Discarded fishing nets are beginning to find second life as sunglasses, swimsuits and more

WORLDWIDE — Fishing nets have allowed for sustenance – an ability to feed man and also create the industry that grants fishermen jobs. On the more negative and controversial end, fishing nets have encroached upon endangered and extinct species – most notably of the porpoise variety such as the critically endangered vaquita or the recently vanquished river dolphin, baiji.

While the fishing net has had so many impactful uses, good and bad, manufacturers of various products, from Volvo to Volcom, have begun looking for ways to reuse heavy, discarded fishing nets to make new swimwear, sunglasses and even cars.

Plastics have been threatening the environment for decades as can be witnessed by studies on The Great Pacific Garbage Patch. Off the coast of the Cayman Islands recently, a massive balled up gill net has been traveling the ocean, engulfing large quantities of fish. And there are likely more of these discarded nets out there. NOAA reported that some of the nets are as long as 2 miles long and can cause marine life to become entangled, struggling for their life.

However, there may be a creative solution in sight. Several big-name companies have seen this dilemma and have used or plan to use recycled fishing net in the products they make. Volvo, for instance, announced they plan to use 25 percent of fishing net products and recycled plastics by 2025. Costa, a designer of high-end sunglasses, recently announced a partnering with Bureo, “the pioneer in recycled fishnet products,” to turn discarded nets into high-quality sunglasses.

In Alaska, on Sept. 8 and 9, an event called Alaska Net Hack Challenge will be held to challenge others to make new items from old nets.
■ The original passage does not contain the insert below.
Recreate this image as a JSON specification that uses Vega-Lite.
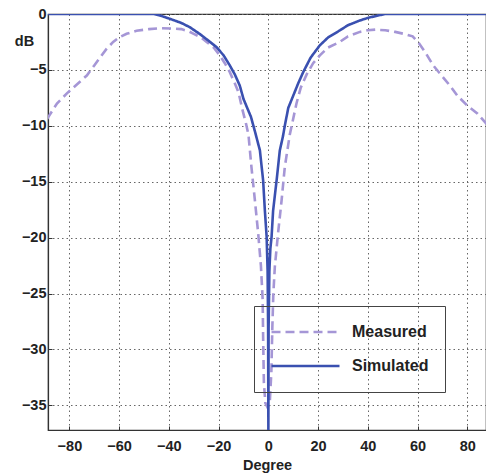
{
  "$schema": "https://vega.github.io/schema/vega-lite/v6.json",
  "width": 438,
  "height": 416,
  "autosize": {"type": "none"},
  "padding": {"left": 48, "top": 14, "right": 0, "bottom": 46},
  "background": "white",
  "config": {
    "view": {"stroke": "#333", "strokeWidth": 1.2},
    "font": "Liberation Sans"
  },
  "data": {
    "values": [
      {"series": "Measured", "deg": -89, "db": -9.4},
      {"series": "Measured", "deg": -85, "db": -8.0},
      {"series": "Measured", "deg": -81, "db": -7.1},
      {"series": "Measured", "deg": -77, "db": -6.3},
      {"series": "Measured", "deg": -73, "db": -5.5},
      {"series": "Measured", "deg": -70, "db": -4.6},
      {"series": "Measured", "deg": -67.7, "db": -3.9},
      {"series": "Measured", "deg": -65, "db": -3.1},
      {"series": "Measured", "deg": -62.4, "db": -2.5},
      {"series": "Measured", "deg": -60, "db": -2.1},
      {"series": "Measured", "deg": -57, "db": -1.77},
      {"series": "Measured", "deg": -53, "db": -1.5},
      {"series": "Measured", "deg": -48, "db": -1.35},
      {"series": "Measured", "deg": -43.6, "db": -1.27},
      {"series": "Measured", "deg": -38, "db": -1.3},
      {"series": "Measured", "deg": -35, "db": -1.35},
      {"series": "Measured", "deg": -32, "db": -1.55},
      {"series": "Measured", "deg": -30, "db": -1.77},
      {"series": "Measured", "deg": -27, "db": -2.1},
      {"series": "Measured", "deg": -24.8, "db": -2.5},
      {"series": "Measured", "deg": -22, "db": -3.0},
      {"series": "Measured", "deg": -19.5, "db": -3.7},
      {"series": "Measured", "deg": -17.5, "db": -4.4},
      {"series": "Measured", "deg": -15.5, "db": -5.2},
      {"series": "Measured", "deg": -13.5, "db": -6.2},
      {"series": "Measured", "deg": -12, "db": -7.0},
      {"series": "Measured", "deg": -10.5, "db": -8.5},
      {"series": "Measured", "deg": -9, "db": -9.8},
      {"series": "Measured", "deg": -8, "db": -10.8},
      {"series": "Measured", "deg": -6.8, "db": -13.7},
      {"series": "Measured", "deg": -5.4, "db": -16.7},
      {"series": "Measured", "deg": -4.1, "db": -19.6},
      {"series": "Measured", "deg": -3.0, "db": -22.5},
      {"series": "Measured", "deg": -2.3, "db": -25.5},
      {"series": "Measured", "deg": -2.1, "db": -29},
      {"series": "Measured", "deg": -1.8, "db": -33},
      {"series": "Measured", "deg": -1.2, "db": -34.8},
      {"series": "Measured", "deg": -0.3, "db": -35.2},
      {"series": "Measured", "deg": 0.6, "db": -34.6},
      {"series": "Measured", "deg": 1.2, "db": -32},
      {"series": "Measured", "deg": 1.6, "db": -28},
      {"series": "Measured", "deg": 2.0, "db": -25},
      {"series": "Measured", "deg": 2.6, "db": -22.6},
      {"series": "Measured", "deg": 3.9, "db": -19.6},
      {"series": "Measured", "deg": 5.3, "db": -16.7},
      {"series": "Measured", "deg": 6.6, "db": -13.7},
      {"series": "Measured", "deg": 8.6, "db": -10.8},
      {"series": "Measured", "deg": 11.3, "db": -8.0},
      {"series": "Measured", "deg": 13, "db": -6.6},
      {"series": "Measured", "deg": 15.4, "db": -5.4},
      {"series": "Measured", "deg": 18, "db": -4.4},
      {"series": "Measured", "deg": 20.7, "db": -3.7},
      {"series": "Measured", "deg": 24, "db": -3.0},
      {"series": "Measured", "deg": 28.7, "db": -2.5},
      {"series": "Measured", "deg": 32, "db": -2.0},
      {"series": "Measured", "deg": 36.8, "db": -1.6},
      {"series": "Measured", "deg": 40, "db": -1.45},
      {"series": "Measured", "deg": 43, "db": -1.4},
      {"series": "Measured", "deg": 47, "db": -1.45},
      {"series": "Measured", "deg": 51, "db": -1.6},
      {"series": "Measured", "deg": 55, "db": -1.8},
      {"series": "Measured", "deg": 58, "db": -2.0},
      {"series": "Measured", "deg": 60.5, "db": -2.6},
      {"series": "Measured", "deg": 63, "db": -3.4},
      {"series": "Measured", "deg": 66.3, "db": -4.6},
      {"series": "Measured", "deg": 70, "db": -5.6},
      {"series": "Measured", "deg": 73, "db": -6.4},
      {"series": "Measured", "deg": 76, "db": -7.3},
      {"series": "Measured", "deg": 80, "db": -8.2},
      {"series": "Measured", "deg": 84, "db": -8.9},
      {"series": "Measured", "deg": 88, "db": -9.9},
      {"series": "Simulated", "deg": -89, "db": 0},
      {"series": "Simulated", "deg": -46, "db": 0},
      {"series": "Simulated", "deg": -44, "db": -0.1},
      {"series": "Simulated", "deg": -39.6, "db": -0.43},
      {"series": "Simulated", "deg": -35, "db": -0.8},
      {"series": "Simulated", "deg": -31.6, "db": -1.18},
      {"series": "Simulated", "deg": -27.5, "db": -1.8},
      {"series": "Simulated", "deg": -24, "db": -2.4},
      {"series": "Simulated", "deg": -20.8, "db": -2.97},
      {"series": "Simulated", "deg": -18, "db": -3.7},
      {"series": "Simulated", "deg": -15.5, "db": -4.6},
      {"series": "Simulated", "deg": -13.5, "db": -5.4},
      {"series": "Simulated", "deg": -11.5, "db": -6.4},
      {"series": "Simulated", "deg": -10, "db": -7.6},
      {"series": "Simulated", "deg": -8.5, "db": -8.4},
      {"series": "Simulated", "deg": -7.0, "db": -9.2},
      {"series": "Simulated", "deg": -5.4, "db": -10.5},
      {"series": "Simulated", "deg": -3.4, "db": -12.2},
      {"series": "Simulated", "deg": -2.1, "db": -14.9},
      {"series": "Simulated", "deg": -1.4, "db": -17.6},
      {"series": "Simulated", "deg": -0.7, "db": -19.9},
      {"series": "Simulated", "deg": -0.3, "db": -23},
      {"series": "Simulated", "deg": -0.1, "db": -28},
      {"series": "Simulated", "deg": 0, "db": -37.2},
      {"series": "Simulated", "deg": 0.1, "db": -28},
      {"series": "Simulated", "deg": 0.4, "db": -23},
      {"series": "Simulated", "deg": 0.8, "db": -21},
      {"series": "Simulated", "deg": 1.3, "db": -19.9},
      {"series": "Simulated", "deg": 1.9, "db": -17.6},
      {"series": "Simulated", "deg": 3.3, "db": -14.9},
      {"series": "Simulated", "deg": 4.6, "db": -12.2},
      {"series": "Simulated", "deg": 5.9, "db": -10.9},
      {"series": "Simulated", "deg": 6.6, "db": -10},
      {"series": "Simulated", "deg": 8, "db": -8.4},
      {"series": "Simulated", "deg": 10, "db": -7.3},
      {"series": "Simulated", "deg": 12, "db": -6.2},
      {"series": "Simulated", "deg": 14, "db": -5.2},
      {"series": "Simulated", "deg": 17, "db": -3.9},
      {"series": "Simulated", "deg": 20.7, "db": -2.8},
      {"series": "Simulated", "deg": 24, "db": -2.1},
      {"series": "Simulated", "deg": 28.7, "db": -1.47},
      {"series": "Simulated", "deg": 32, "db": -1.0},
      {"series": "Simulated", "deg": 36.8, "db": -0.58},
      {"series": "Simulated", "deg": 40, "db": -0.35},
      {"series": "Simulated", "deg": 44.1, "db": -0.13},
      {"series": "Simulated", "deg": 47, "db": 0},
      {"series": "Simulated", "deg": 88, "db": 0}
    ]
  },
  "mark": {"type": "line", "strokeWidth": 2.6, "clip": true},
  "encoding": {
    "x": {
      "field": "deg",
      "type": "quantitative",
      "scale": {"domain": [-88.6, 87.5], "nice": false, "zero": false},
      "axis": {
        "title": "Degree",
        "values": [-80, -60, -40, -20, 0, 20, 40, 60, 80],
        "grid": true,
        "gridDash": [1.5, 3],
        "gridColor": "#666",
        "gridWidth": 1,
        "domainColor": "#333",
        "domainWidth": 1.2,
        "ticks": true,
        "tickSize": -4,
        "tickColor": "#333",
        "labelFontSize": 14.5,
        "labelFontWeight": "bold",
        "labelColor": "#222",
        "labelPadding": 13,
        "labelFlush": false,
        "titleFontSize": 14.5,
        "titleFontWeight": "bold",
        "titleColor": "#222",
        "titlePadding": 6
      }
    },
    "y": {
      "field": "db",
      "type": "quantitative",
      "scale": {"domain": [-37.2, 0], "nice": false, "zero": false},
      "axis": {
        "title": "dB",
        "titleAngle": 0,
        "titleX": -24,
        "titleY": 27,
        "titleAlign": "center",
        "titleBaseline": "middle",
        "titleFontSize": 14.5,
        "titleFontWeight": "bold",
        "titleColor": "#222",
        "values": [0, -5, -10, -15, -20, -25, -30, -35],
        "grid": true,
        "gridDash": [1.5, 3],
        "gridColor": "#666",
        "gridWidth": 1,
        "domainColor": "#333",
        "domainWidth": 1.2,
        "ticks": true,
        "tickSize": -4,
        "tickColor": "#333",
        "labelFontSize": 14.5,
        "labelFontWeight": "bold",
        "labelColor": "#222",
        "labelPadding": 6,
        "labelFlush": false
      }
    },
    "color": {
      "field": "series",
      "type": "nominal",
      "scale": {"domain": ["Measured", "Simulated"], "range": ["#a596d6", "#3a50b0"]},
      "legend": {
        "orient": "none",
        "legendX": 206,
        "legendY": 292,
        "title": null,
        "strokeColor": "#444",
        "padding": 16,
        "clipHeight": 20,
        "symbolType": "stroke",
        "symbolSize": 4624,
        "symbolStrokeWidth": 2.6,
        "labelFontSize": 16,
        "labelFontWeight": "bold",
        "labelColor": "#222",
        "labelOffset": 11,
        "rowPadding": 14
      }
    },
    "strokeDash": {
      "field": "series",
      "type": "nominal",
      "scale": {"domain": ["Measured", "Simulated"], "range": [[9, 5], [1, 0]]},
      "legend": {
        "orient": "none",
        "legendX": 206,
        "legendY": 292,
        "title": null,
        "strokeColor": "#444",
        "padding": 16,
        "clipHeight": 20,
        "symbolType": "stroke",
        "symbolSize": 4624,
        "symbolStrokeWidth": 2.6,
        "labelFontSize": 16,
        "labelFontWeight": "bold",
        "labelColor": "#222",
        "labelOffset": 11,
        "rowPadding": 14
      }
    }
  }
}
Many of the agencies involved have been in the fishery industry and cooperate with the local fishing industry to transform the waste into resources.

Many fishermen, most as concerned as the rest of the world, have begun hauling in their dangerous nets, according to an article by The National Geographic, to prevent even more pollution. An Indian fisherman, who mentioned he is not opposed to using the tactics of guilt to get fishermen to recycle, told The National Geographic, “I tell them, ‘If you keep polluting the ocean with plastic … as fishermen our livelihoods will cease to exist.”

While these nets have become a burden to the ocean, it is a possibility they can again grow into an industry – and create some unique things while increasing jobs too.